I originally wanted to list this project's "top 10%," but thinking back on all these pieces, I think there will be a lot more than 30, so I'll just pick however many I want. I mean, there's a lot of good music here. And even the pieces that aren't listed below have their moments. Here goes:

#7 - I've said it many times before: this piece started it all. After I finished it, everything changed.
#8 - Simple in form, effective in delivery and very nice to listen to.
#12 - This piece came from nowhere and ended up being one of the project's best.
#15 - I don't know what compelled me to write this driving galop, but I'm glad I did.
#18 - This is a sunny, groovy and short little odd-meter piece that always cheers me up when I'm feeling creatively bankrupt.
#19 - How are you supposed to write a funky march without percussion? Like this!
#31 - My first proper march; it paves the way for many fine efforts in the future.
#33 - A faux-Balkan romp, complete with a nasty-sounding trumpet and crazy alternating meters.
#40 - Although the trombone part is totally impractical, this is a really nice little odd-meter doo-wop evocation.
#41 - Another very fine march. This one is in minor key.
#44 - How do you make 4/4 sound weird? Subdivide it and make a piece out of it.
#46 - It's my accidental Herb Alpert creation!
#48 - Here's a nice massive dirge-like piece.
#61 - This tune just happened, and in a very good way.
#64 - Here's a fun little polka that kind of rocks.
#74 - This march might well be the best piece of the project. I won't declare it the winner, but it's a serious contender.
#77 - A proto-jazz cakewalk that packs a lot of charm.
#79 - The first try for this piece (#78) was something of a disaster. This version is most improved reworking that I've done.
#82 - A trombone-centric galop that totally stomps.
#87 - This may also be the best tune of the project so far: it's just your regular weird, tonally-unstable surf tune.
#99 - I channel Prokofiev in this march. I worked so hard on it that it's no wonder that #100 sucks so bad.
#102 - This piece is very tense and occasionally lyrical. It also kicks ass in a very slow way.
#109 - On the surface, this piece seems quite ordinary, but I've grown very fond of it.

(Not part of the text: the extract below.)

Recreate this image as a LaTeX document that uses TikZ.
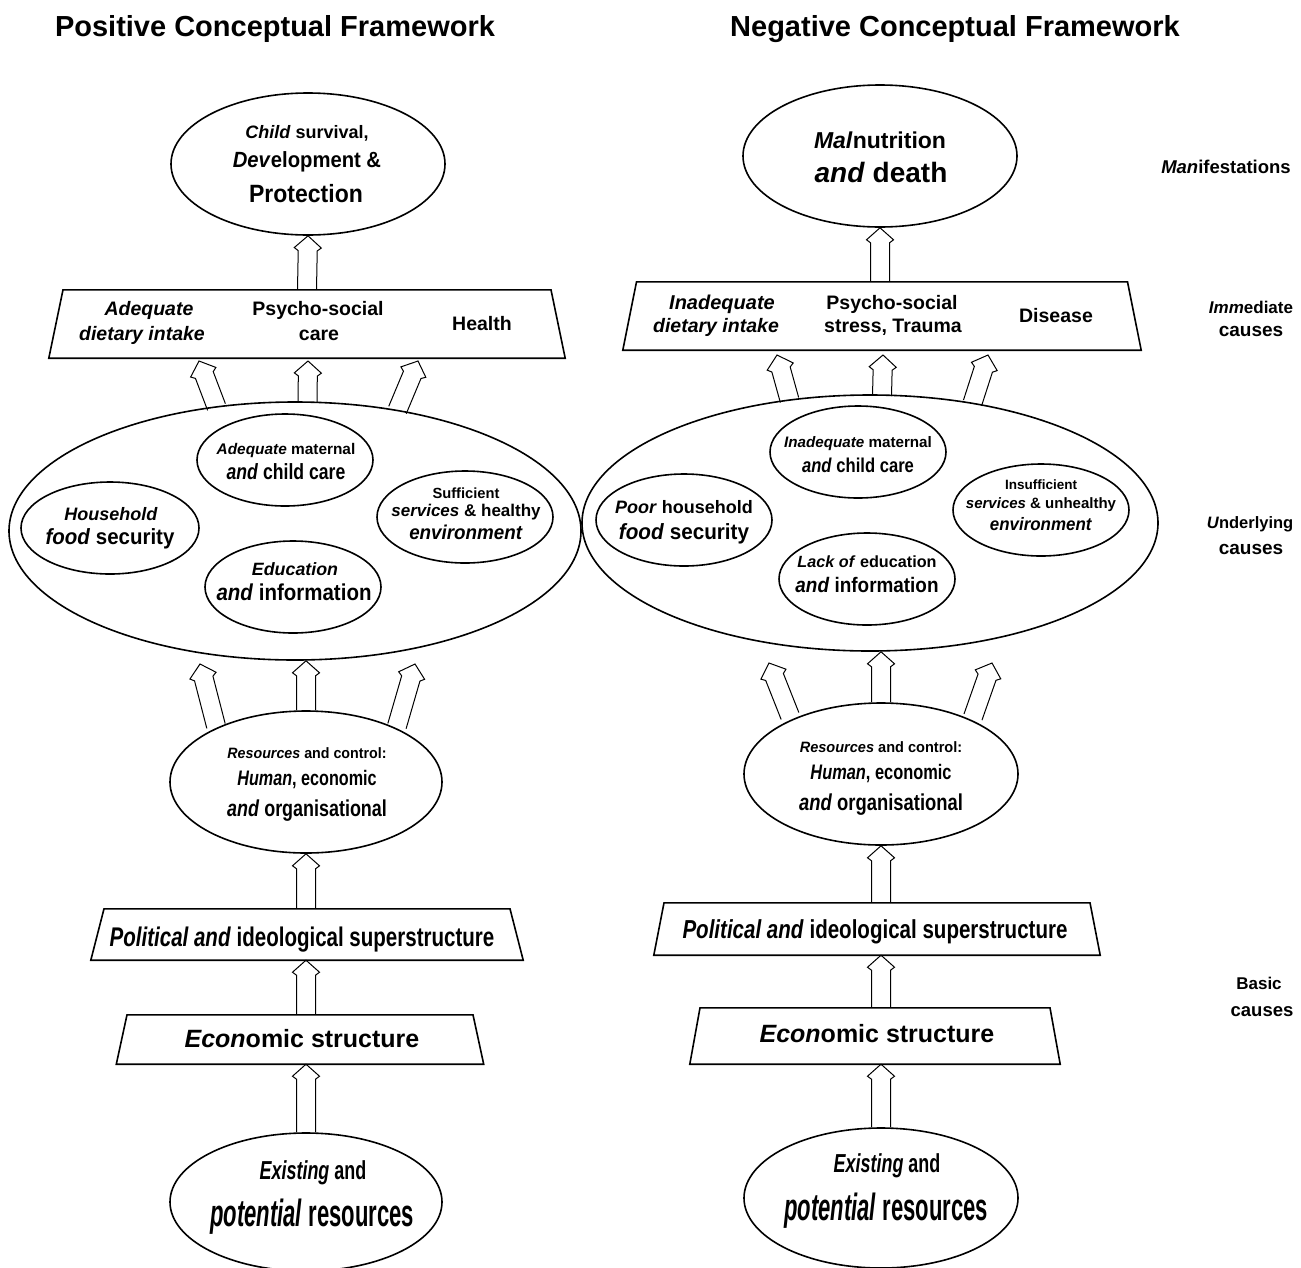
\documentclass[tikz,border=0pt]{standalone}
\usepackage{fontspec}
\setmainfont{Liberation Sans}
\usepackage{graphicx}
\usetikzlibrary{shapes.geometric,calc}

\tikzset{
  shapeline/.style={draw, line width=1.6pt},
  ell/.style={ellipse, shapeline, inner sep=0pt},
  txt/.style={anchor=base, inner sep=0pt, font=\bfseries},
  harrowline/.style={draw, line width=1pt, line join=miter},
}

% text line: name, x, y(mid), size, horizontal stretch, text
\newcommand\tl[6]{\node[txt] (#1) at (#2,{#3+0.36*#4}) {\scalebox{#5}[1]{\fontsize{#4pt}{#4pt}\selectfont #6}};}
% trapezoid box: name, cx, cy, top width, bottom width, height
\newcommand\trapbox[6]{%
  \node[inner sep=0pt, minimum width=#5pt, minimum height=#6pt] (#1) at (#2,#3) {};
  \draw[shapeline, line join=miter] ($(#1.north)+({-#4/2},0)$) -- ($(#1.north)+({#4/2},0)$)
     -- (#1.south east) -- (#1.south west) -- cycle;}
% hollow block arrow from #1 (tail) to #2 (tip)
\newcommand\harrow[2]{%
  \draw[harrowline] let \p1=#1, \p2=#2,
     \n1={atan2(\y2-\y1,\x2-\x1)}, \n2={veclen(\x2-\x1,\y2-\y1)} in
     {[shift={(\p1)}, rotate=\n1]
      (0pt,-9.5pt) -- ({\n2-15pt},-9.5pt) -- ({\n2-12pt},-13.5pt) -- (\n2,0pt)
      -- ({\n2-12pt},13.5pt) -- ({\n2-15pt},9.5pt) -- (0pt,9.5pt)};}

\begin{document}
\begin{tikzpicture}[x=1pt,y=-1pt]
\fill[white] (0,0) rectangle (1301,1267);
\useasboundingbox (0,0) rectangle (1301,1267);

% titles
\tl{titleL}{275}{26}{29}{1}{Positive Conceptual Framework}
\tl{titleR}{955}{26}{29}{1}{Negative Conceptual Framework}

% ================= LEFT =================
\node[ell, minimum width=274pt, minimum height=142pt] (topL) at (308,164) {};
\tl{topLa}{307}{132}{18}{1}{\textit{Child} survival,}
\tl{topLb}{307}{160}{22}{0.92}{\textit{Dev}elopment \&}
\tl{topLc}{306}{193}{25}{0.92}{Protection}

\trapbox{boxL}{307}{324}{488}{516}{68}
\tl{boxLa}{149}{308}{19.5}{1}{\textit{Adequate}}
\tl{boxLb}{142}{333}{19.5}{1}{\textit{dietary intake}}
\tl{boxLc}{318}{308}{19.5}{1}{Psycho-social}
\tl{boxLd}{319}{333}{19.5}{1}{care}
\tl{boxLe}{482}{323}{19.5}{1}{Health}

\node[ell, minimum width=572pt, minimum height=258pt] (bigL) at (295,531) {};
\node[ell, minimum width=176pt, minimum height=92pt] (eL1) at (285,460) {};
\tl{eL1a}{286}{449}{15.4}{1}{\textit{Adequate} maternal}
\tl{eL1b}{286}{472}{22}{0.8}{\textit{and} child care}
\node[ell, minimum width=178pt, minimum height=92pt] (eL2) at (110,528) {};
\tl{eL2a}{111}{514}{18}{1}{\textit{Household}}
\tl{eL2b}{110}{537}{22}{0.93}{\textit{food} security}
\node[ell, minimum width=176pt, minimum height=92pt] (eL3) at (465,517) {};
\tl{eL3a}{466}{493}{14.7}{1}{Sufficient}
\tl{eL3b}{466}{510}{17}{1}{\textit{services} \& healthy}
\tl{eL3c}{466}{532}{20}{0.94}{\textit{environment}}
\node[ell, minimum width=176pt, minimum height=92pt] (eL4) at (293,587) {};
\tl{eL4a}{295}{569}{17.8}{1}{\textit{Education}}
\tl{eL4b}{294}{592}{23}{0.89}{\textit{and} information}

\node[ell, minimum width=272pt, minimum height=142pt] (resL) at (306,782) {};
\tl{resLa}{307}{753}{15}{0.95}{\textit{Resources} and control:}
\tl{resLb}{307}{778}{21}{0.77}{\textit{Human}, economic}
\tl{resLc}{307}{808}{23}{0.78}{\textit{and} organisational}

\trapbox{polL}{307}{934.5}{406}{432}{51}
\tl{polLa}{302}{937}{27}{0.76}{\textit{Political and} ideological superstructure}

\trapbox{econL}{300}{1039.5}{346}{367}{49}
\tl{econLa}{302}{1038}{25}{1}{\textit{Econ}omic structure}

\node[ell, minimum width=272pt, minimum height=138pt] (exL) at (306,1202) {};
\tl{exLa}{313}{1170}{26}{0.69}{\textit{Existing} and}
\tl{exLb}{312}{1213}{38}{0.58}{\textit{potential} resources}

% arrows left
\coordinate (aL1) at (216.5,407);  \coordinate (tL1) at (199,361);
\coordinate (aL2) at (307.5,402);  \coordinate (tL2) at (308,361);
\coordinate (aL3) at (397.5,410);  \coordinate (tL3) at (418,361);
\coordinate (bL1) at (216,726);    \coordinate (uL1) at (200,664);
\coordinate (bL3) at (397,726);    \coordinate (uL3) at (415,664);
\harrow{(boxL.north)}{(topL.south)}
\harrow{(aL1)}{(tL1)}
\harrow{(aL2)}{(tL2)}
\harrow{(aL3)}{(tL3)}
\harrow{(bL1)}{(uL1)}
\harrow{(resL.north)}{(resL.north |- bigL.south)}
\harrow{(bL3)}{(uL3)}
\harrow{(polL.north -| resL.south)}{(resL.south)}
\harrow{(exL.north |- econL.north)}{(exL.north |- polL.south)}
\harrow{(exL.north)}{(exL.north |- econL.south)}

% ================= RIGHT =================
\node[ell, minimum width=274pt, minimum height=142pt] (topR) at (880,156) {};
\tl{topRa}{880}{140}{23}{1}{\textit{Mal}nutrition}
\tl{topRb}{881}{172}{28}{1}{\textit{and} death}

\trapbox{boxR}{882}{316}{491}{518}{68}
\tl{boxRa}{722}{302}{20}{1}{\textit{Inadequate}}
\tl{boxRb}{716}{325}{19.5}{1}{\textit{dietary intake}}
\tl{boxRc}{892}{302}{19.5}{1}{Psycho-social}
\tl{boxRd}{893}{325}{19.5}{1}{stress, Trauma}
\tl{boxRe}{1056}{315}{19.5}{1}{Disease}

\node[ell, minimum width=576pt, minimum height=256pt] (bigR) at (870,523) {};
\node[ell, minimum width=176pt, minimum height=92pt] (eR1) at (858,452) {};
\tl{eR1a}{858}{442}{15.2}{1}{\textit{Inadequate} maternal}
\tl{eR1b}{858}{465}{20}{0.83}{\textit{and} child care}
\node[ell, minimum width=176pt, minimum height=92pt] (eR2) at (684,520) {};
\tl{eR2a}{684}{507}{18}{1}{\textit{Poor} household}
\tl{eR2b}{684}{532}{22}{0.94}{\textit{food} security}
\node[ell, minimum width=176pt, minimum height=92pt] (eR3) at (1041,510) {};
\tl{eR3a}{1041}{485}{13.5}{1}{Insufficient}
\tl{eR3b}{1041}{503}{15}{1}{\textit{services} \& unhealthy}
\tl{eR3c}{1041}{524}{18}{0.94}{\textit{environment}}
\node[ell, minimum width=176pt, minimum height=92pt] (eR4) at (867,579) {};
\tl{eR4a}{867}{562}{16.2}{1}{\textit{Lack of} education}
\tl{eR4b}{867}{585}{21}{0.9}{\textit{and} information}

\node[ell, minimum width=274pt, minimum height=142pt] (resR) at (881,774) {};
\tl{resRa}{881}{747}{15}{0.97}{\textit{Resources} and control:}
\tl{resRb}{881}{772}{21}{0.78}{\textit{Human}, economic}
\tl{resRc}{881}{802}{23}{0.8}{\textit{and} organisational}

\trapbox{polR}{877}{929}{426}{446}{52}
\tl{polRa}{875}{929}{26}{0.79}{\textit{Political and} ideological superstructure}

\trapbox{econR}{875}{1036}{350}{370}{56}
\tl{econRa}{877}{1033}{25}{1}{\textit{Econ}omic structure}

\node[ell, minimum width=274pt, minimum height=140pt] (exR) at (881,1198) {};
\tl{exRa}{887}{1163}{26}{0.69}{\textit{Existing} and}
\tl{exRb}{886}{1207}{38}{0.58}{\textit{potential} resources}

% arrows right
\coordinate (aR1) at (789.5,400);  \coordinate (tR1) at (777,355);
\coordinate (aR2) at (882,396);    \coordinate (tR2) at (883,355);
\coordinate (aR3) at (972.5,403);  \coordinate (tR3) at (988,355);
\coordinate (bR1) at (790,716);    \coordinate (uR1) at (769,663);
\coordinate (bR3) at (973,717);    \coordinate (uR3) at (992,663);
\harrow{(boxR.north -| topR.south)}{(topR.south)}
\harrow{(aR1)}{(tR1)}
\harrow{(aR2)}{(tR2)}
\harrow{(aR3)}{(tR3)}
\harrow{(bR1)}{(uR1)}
\harrow{(resR.north)}{(resR.north |- bigR.south)}
\harrow{(bR3)}{(uR3)}
\harrow{(polR.north -| resR.south)}{(resR.south)}
\harrow{(exR.north |- econR.north)}{(exR.north |- polR.south)}
\harrow{(exR.north)}{(exR.north |- econR.south)}

% side labels
\tl{sideA}{1226}{167}{18.5}{1}{\textit{Man}ifestations}
\tl{sideB1}{1251}{307}{17}{1}{\textit{Imm}ediate}
\tl{sideB2}{1251}{330}{19}{1}{causes}
\tl{sideC1}{1250}{523}{16.5}{1}{\textit{U}nderlying}
\tl{sideC2}{1251}{548}{19}{1}{causes}
\tl{sideD1}{1259}{983}{17}{1}{Basic}
\tl{sideD2}{1262}{1010}{18.5}{1}{causes}
\end{tikzpicture}
\end{document}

#118 - Another example of what happens when you don't have any workable ideas and just start writing. Sometimes amazing things happen. This is one of those pieces.
#122 - A lovely trombone-lead tune that highlights both major and minor sevenths.
#123 - A cool ska tune with the trombone once again in the lead.
#131 - This is a real pleasing jazz waltz that almost sounds like it has real changes.
#133 - Although the main theme of these variations (#132) is kind of a bust, this is one of the best pieces I've written in a long time. It builds until we hear three separate lines going on at the same time. I was as surprised as anyone that they work so well together.
#139 - This is the best of my Gabrieli-like pieces. The others are #116, #117 and #145. They're not as good.
#150 - This is a slick, alternate-harmony march that celebrates the project's halfway point.
#156 - I didn't write enough wild polkas, but I made up for it by making the few that I wrote very wild.
#162 - I wanted to write something that sounded like the soundtrack to a reasonably good adventure movie and here it is. This also ranks among my very, very best pieces.
#165 - One more piece that came from nowhere and manages to sound really good.
#178 - I wrote this as a requiem for a goldfish named Leon. I still miss that little guy.
#190 - My marches are getting weirder and I really like it.
#195 - Yeah, those marches are getting so weird that they barely resemble marches.
#196 - A very humane approach to 12-tone music.
#202 - Small-band semi-minimalism that works really well.
#207 - The best jig I've ever written. It's also the only jig I've ever written. Still, it kicks serious ass.
#214 - If you write lots of grace notes, expect great things to happen.
#228 - Here's a a pretty intense canon that, unlike many other canons and fugues that I've written, manages to hold its shit together for the duration.
#231 - This is a reall swell tune that has a melody in 4 and an accompaniment in 5.
#242 - The best galop in the bunch. This piece seriously wails.
#247 - This is one of the weird pieces I've written - a sort of hoe-down/neo-romantic Slavic dance combination. Somehow, it ends up sounding pretty super-fine.
#254 - Once again, it's not a march, but it's definitely not a polka. It does, however, sound pretty crazy.
#264 - This effort represents the best of all those musical palindromes of the late-250s and early-260s.
#274 - All echoes, all the time; very trippy stuff.
#284 - Big, glacial music.
#288 - One last swipe at the march. This is among the best. How did that happen??
#289 - At last, a successful neo-renaissance piece! Hallelujah!
#294 - Although this is based on #285, this is a far better example of big-band minimalism than its source material.